Tuesday, September 3, 2013

I Have a Dream

In honor of the 50th anniversary of Dr. King's speech, I shared I Have a Dream (ISBN 978-0-375-85887-1), which includes a CD with original audio from the amazing speech and Kadir Nelson's breathtaking illustrations to accompany the text.

Mesquite High School is starting a new initiative this year called IGNITE. This is an accelerated academic program in a non-traditional setting that targets sophomore and juniors who have not had much success in a traditional classroom (i.e. they are on the verge of dropping out). These 70 students will be able to do a self-paced credit recovery computer program that accompanies project-based learning with the help of four core-area teachers. My librarian partner, Mrs. Harman, and I look forward to working closely with this special group of teachers and students.

We were invited into the IGNITE classroom on Friday afternoon to share this book with all 70 students. Before we started, I did a quick schpeel to explain that picture books are NOT just for little kids; they are for EVERYONE. Before sharing picture books with secondary students, it's important to set a tone with them--to honor their maturity and intelligence. After this introduction, I asked the students for some synonyms of the word dream. They came up with vision, view, goal.  We listened to Dr. King's powerful voice as I showed the pictures. The majority of the students were fully engaged and took Dr. King's message very seriously. Mrs. Harman noticed that many of them mouthed the words as if they had them memorized.

We even got a shout-out via Twitter!
After the book was finished, I used these questions to guide our discussion:

1. What is the "American Dream?"
2. Why do you think Nelson drew doves on the last page? What do they stand for?
3. Do you think Dr. King's "dream" has come true? Are we better off today than we were in 1963?

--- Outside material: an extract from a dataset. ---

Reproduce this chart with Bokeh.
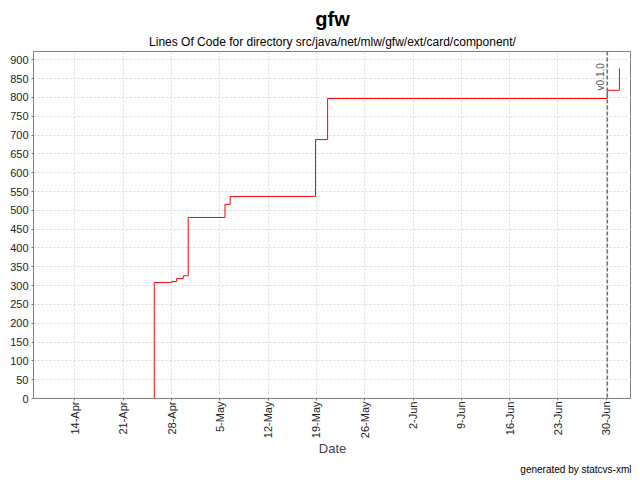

This last question brought about an interesting response. I asked the students to THINK about their answers before they responded, which was hard for them to do. Even after asking them to think first and speak second, many of them still blurted out "No, we are not better off." Mrs. Harman was able to be a "primary source" since she remembers the 60s (but that doesn't make her "old"!) , and she was able to share her own personal experiences of growing up in this era to illustrate to students that things are better legally although racism still unfortunately exists today. I concluded the lesson by asking students to reflect on their own "dream."

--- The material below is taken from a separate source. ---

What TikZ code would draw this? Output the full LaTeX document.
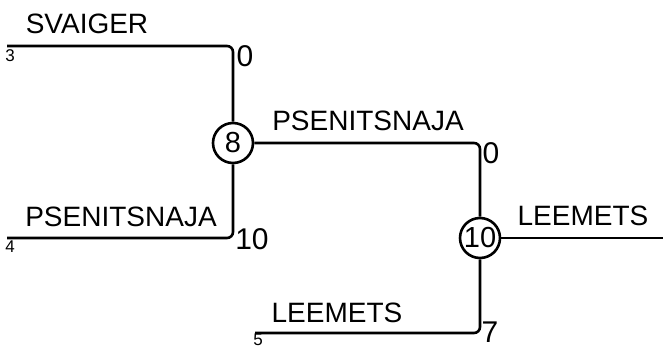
\documentclass[tikz,border=0pt]{standalone}
\usepackage{fontspec}
\setmainfont{Liberation Sans}
\usetikzlibrary{positioning}

\begin{document}
\begin{tikzpicture}[x=1pt, y=-1pt, line width=2.6pt,
    match/.style={circle, draw, inner sep=0pt, minimum size=40pt,
      font=\fontsize{29}{29}\selectfont},
    player/.style={inner sep=0pt, font=\fontsize{28}{28}\selectfont},
    score/.style={inner sep=0pt, font=\fontsize{30}{30}\selectfont},
    seed/.style={inner sep=0pt, font=\fontsize{17}{17}\selectfont}]

    \useasboundingbox (0,0) rectangle (663,348);

    % Matches
    \node[match] (m8) at (233,143) {8};
    \node[match] (m10) at (480,238) {10};

    % Entry lines
    \coordinate (e3) at (7,46);
    \coordinate (e4) at (7,238);
    \coordinate (e5) at (255,333);
    \coordinate (win) at (663,238);

    \draw[rounded corners=6pt] (e3) -| (m8);
    \draw[rounded corners=6pt] (e4) -| (m8);
    \draw[rounded corners=6pt] (m8) -| (m10);
    \draw[rounded corners=6pt] (e5) -| (m10);
    \draw (m10) -- (win);

    % Names
    \node[player] (p3) at (87,24) {SVAIGER};
    \node[player] (p4) at (121,217) {PSENITSNAJA};
    \node[player] (p8) at (368,121) {PSENITSNAJA};
    \node[player] (p5) at (337,313) {LEEMETS};
    \node[player] (p10) at (583,216) {LEEMETS};

    % Scores
    \foreach \n/\x/\y/\t in {s3/245/56/0, s4/252/239/10, s8/491/153/0, s5/490/332/7} {
        \node[score] (\n) at (\x,\y) {\t};
    }

    % Seeds
    \foreach \n/\x/\y/\t in {d3/10/56/3, d4/10/247/4, d5/258/340/5} {
        \node[seed] (\n) at (\x,\y) {\t};
    }

\end{tikzpicture}
\end{document}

Next time we share a book with this class, I would like for them to write before they speak to give everyone a chance to think about their responses before blurting them out. This will take some time to build up to because many of these students have a negative reaction to writing, but this is my goal--to eventually incorporate more writing into these lessons.

As we were leaving, a student named Andres came up to me and shared this:

Andres: "Miss, this wise old man told me this one time. There are three kinds of people in the world: people who make it happen; people who watch it happen; people who have no idea what's happening."

Me: "So which one are you?"

Andres: "I'm going to make it happen just like Dr. King."

And with the help of IGNITE, I have no doubt that Andres will do just that.

Overall, this lesson was a great success. Considering that these are not your "typical" high school kids, the fact that they were engaged in this lesson proves that picture books can work with ANYONE.